Booker Longlist Review: The Wall by John Lanchester

by Sunita

This is my first book by Lanchester, although I’ve been meaning to read his novels for ages. I’ve read his journalism regularly for years. This is very prescient, obviously, not just because of the wall that dominates the story, but also because of the intersection of climate change and the displacement of vast populations. The wall surrounds an island nation which is obviously Britain in the near or not-so-near future. Every young citizen is required to serve two years guarding the wall, except for the offspring of the very elite, who somehow escape this duty. Our narrator, Kavanagh, is just taking up his post when the story opens, and the first section of the novel chronicles his experiences as a Defender.

Being a Defender is relatively dull, but the consequences of failure are profound. Defenders are trained to prevent people called Others from successfully scaling the wall and entering the fortified nation. Although everyone is chipped, and therefore Others are fairly quickly discovered and apprehended, the penalty for Defenders who fail to prevent entry is to be put to sea in small boats, on a one-for-one ratio. In other words, if fifteen Others enter the country then fifteen Defenders and other culpable people must be sent away.

The first sections are taken up with the quotidian aspects of Kavanagh’s new life. He learns the procedures to follow, gets to know some of his fellow Defenders, goes back to see his parents on his off-rotation time, and generally settles into a set routine. The language is simple and Kavanagh doesn’t have particularly interesting thoughts. If Lanchester was aiming to portray military boredom through the writing style, he does so fairly effectively. I didn’t find it boring (although I’m sure some readers will), and while the world-building is minimal you do get a strong sense of how circumscribed people’s lives are. There is a generational divide between the older people who remember a time before the Change which brought about the wall and the younger people who have only known the time since.

The second and third sections are much more action-filled. I don’t want to spoil the book for people who haven’t read it, because I thought it worked well for me to go into it without much background. You can probably guess what happens. Kavanagh develops a romantic attachment which continues through the story, and we learn more about Others and the world beyond the wall.
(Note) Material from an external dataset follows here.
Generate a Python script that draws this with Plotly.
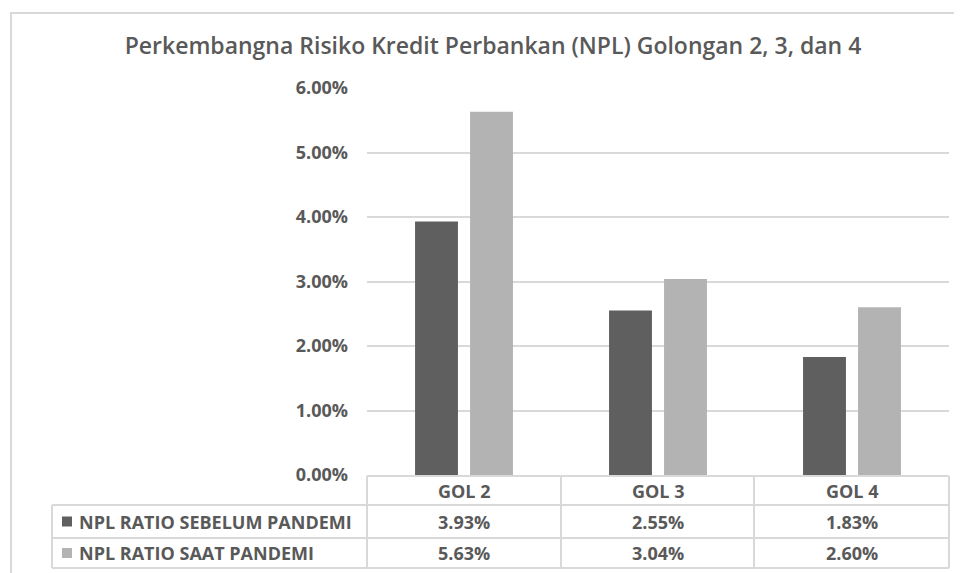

Other readers have observed similarities with Exit West, which I can kind of see, especially in the structure, but beyond that and the fact that they are both dystopian novels set in a recognizable future, I don’t see the parallels.

There is much to admire, but I don’t know how long it will stay with me. Writing from the POV of a squaddie/grunt in a dystopian future England works well. It’s an ideas book, not a character study or exercise in literary style. Everything is told to the reader after the fact, so we don’t get to inhabit the characters, and while there are a few deft sentences to locate the people and places, it’s mostly “and this happened, and then that happened.” That said, the scenes in which things happen (as opposed to when Kavanagh and his fellow Defenders are waiting for things to happen, for example) are gripping and effective.

I thought the later sections worked quite well, but I’m in a minority there. Some readers have labeled this as YA (and one newspaper reviewer called it a young adult adventure in the later parts). It’s certainly not genre YA as we now understand it, and while the language is simple, I think that’s a choice that reflects the narrator, not the intended audience. Compared, say, to John Marsden’s Tomorrow, When the War Began, which struck me as textbook YA, this novel feels pitched to an adult readership (although young people could read and enjoy it as well).

Lanchester took a chance in writing the novel in a flat, affectless way, and it clearly failed for some readers. I interpreted the choice as one that could drive home the extent to which life became profoundly constrained and lacking in hopeful options, unless you were one of the elite. Kavanagh is not highly educated and mostly without direction, which seems entirely plausible in this world. It’s a story about an average person in a dystopia.